» **Exercise task**:
Images are not part of the copy; write out the rest of the data exactly as given.
....
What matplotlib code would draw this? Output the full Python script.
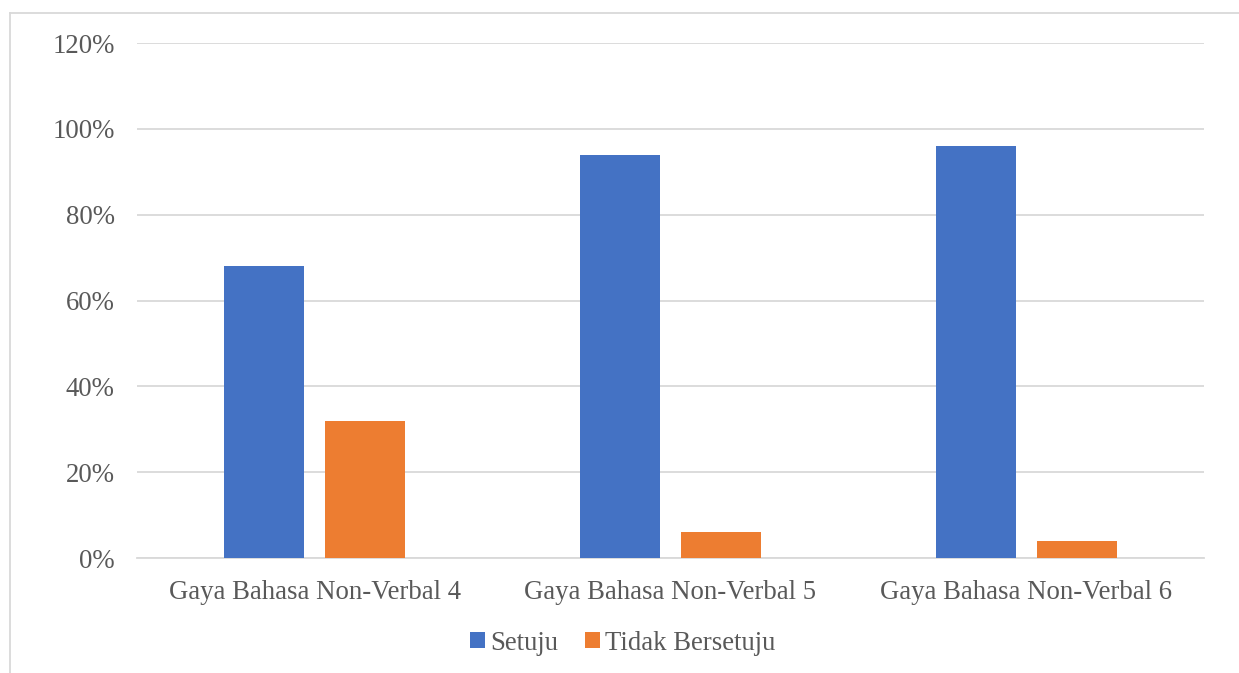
import matplotlib.pyplot as plt
from matplotlib.lines import Line2D
import numpy as np

categories = ['Gaya Bahasa Non-Verbal 4', 'Gaya Bahasa Non-Verbal 5', 'Gaya Bahasa Non-Verbal 6']
setuju = [68, 94, 96]
tidak_bersetuju = [32, 6, 4]
series_names = ['Setuju', 'Tidak Bersetuju']
yticks = [0, 20, 40, 60, 80, 100, 120]

plt.rcParams['font.family'] = ['Liberation Serif', 'DejaVu Serif']
txt = '#595959'
grid = '#d9d9d9'

fig = plt.figure(figsize=(12.39, 6.73), dpi=100)
W, H = 1239, 673
ax = fig.add_axes([137 / W, 1 - 558 / H, (1204 - 137) / W, (558 - 43) / H])

x = np.arange(len(categories))
w = 0.225
off = 0.142
ax.bar(x - off, setuju, w, color='#4472C4', label=series_names[0], zorder=3)
ax.bar(x + off, tidak_bersetuju, w, color='#ED7D31', label=series_names[1], zorder=3)

ax.set_xlim(-0.5, len(categories) - 0.5)
ax.set_ylim(0, 120)
ax.set_yticks(yticks)
ax.set_yticklabels(['%d%%' % v for v in yticks])
ax.set_xticks(x)
ax.set_xticklabels(categories)
ax.tick_params(axis='both', length=0, labelsize=19.3, colors=txt)
ax.tick_params(axis='y', pad=16)
ax.tick_params(axis='x', pad=16)
ax.yaxis.grid(True, color=grid, lw=1.3, zorder=0)
for s in ['top', 'right', 'left']:
    ax.spines[s].set_visible(False)
ax.spines['bottom'].set_color(grid)
ax.spines['bottom'].set_linewidth(1.3)

leg = fig.legend(loc='center', bbox_to_anchor=(623 / W, 1 - 643 / H), ncol=2, frameon=False,
                 fontsize=19.3, handlelength=0.55, handleheight=0.55, handletextpad=0.2,
                 columnspacing=1.0)
for t in leg.get_texts():
    t.set_color(txt)

# outer chart border (top and left edges visible)
fig.add_artist(Line2D([10 / W, 10 / W], [0, 1 - 13 / H], color=grid, lw=1.3))
fig.add_artist(Line2D([10 / W, 1], [1 - 13 / H, 1 - 13 / H], color=grid, lw=1.3))

fig.savefig('out.png', dpi=100)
....
» **Written reply**:
What matplotlib code would draw this? Output the full Python script.
import matplotlib.pyplot as plt
from matplotlib.lines import Line2D
import numpy as np

categories = ['Gaya Bahasa Non-Verbal 4', 'Gaya Bahasa Non-Verbal 5', 'Gaya Bahasa Non-Verbal 6']
setuju = [68, 94, 96]
tidak_bersetuju = [32, 6, 4]
series_names = ['Setuju', 'Tidak Bersetuju']
yticks = [0, 20, 40, 60, 80, 100, 120]

plt.rcParams['font.family'] = ['Liberation Serif', 'DejaVu Serif']
txt = '#595959'
grid = '#d9d9d9'

fig = plt.figure(figsize=(12.39, 6.73), dpi=100)
W, H = 1239, 673
ax = fig.add_axes([137 / W, 1 - 558 / H, (1204 - 137) / W, (558 - 43) / H])

x = np.arange(len(categories))
w = 0.225
off = 0.142
ax.bar(x - off, setuju, w, color='#4472C4', label=series_names[0], zorder=3)
ax.bar(x + off, tidak_bersetuju, w, color='#ED7D31', label=series_names[1], zorder=3)

ax.set_xlim(-0.5, len(categories) - 0.5)
ax.set_ylim(0, 120)
ax.set_yticks(yticks)
ax.set_yticklabels(['%d%%' % v for v in yticks])
ax.set_xticks(x)
ax.set_xticklabels(categories)
ax.tick_params(axis='both', length=0, labelsize=19.3, colors=txt)
ax.tick_params(axis='y', pad=16)
ax.tick_params(axis='x', pad=16)
ax.yaxis.grid(True, color=grid, lw=1.3, zorder=0)
for s in ['top', 'right', 'left']:
    ax.spines[s].set_visible(False)
ax.spines['bottom'].set_color(grid)
ax.spines['bottom'].set_linewidth(1.3)

leg = fig.legend(loc='center', bbox_to_anchor=(623 / W, 1 - 643 / H), ncol=2, frameon=False,
                 fontsize=19.3, handlelength=0.55, handleheight=0.55, handletextpad=0.2,
                 columnspacing=1.0)
for t in leg.get_texts():
    t.set_color(txt)

# outer chart border (top and left edges visible)
fig.add_artist(Line2D([10 / W, 10 / W], [0, 1 - 13 / H], color=grid, lw=1.3))
fig.add_artist(Line2D([10 / W, 1], [1 - 13 / H, 1 - 13 / H], color=grid, lw=1.3))

fig.savefig('out.png', dpi=100)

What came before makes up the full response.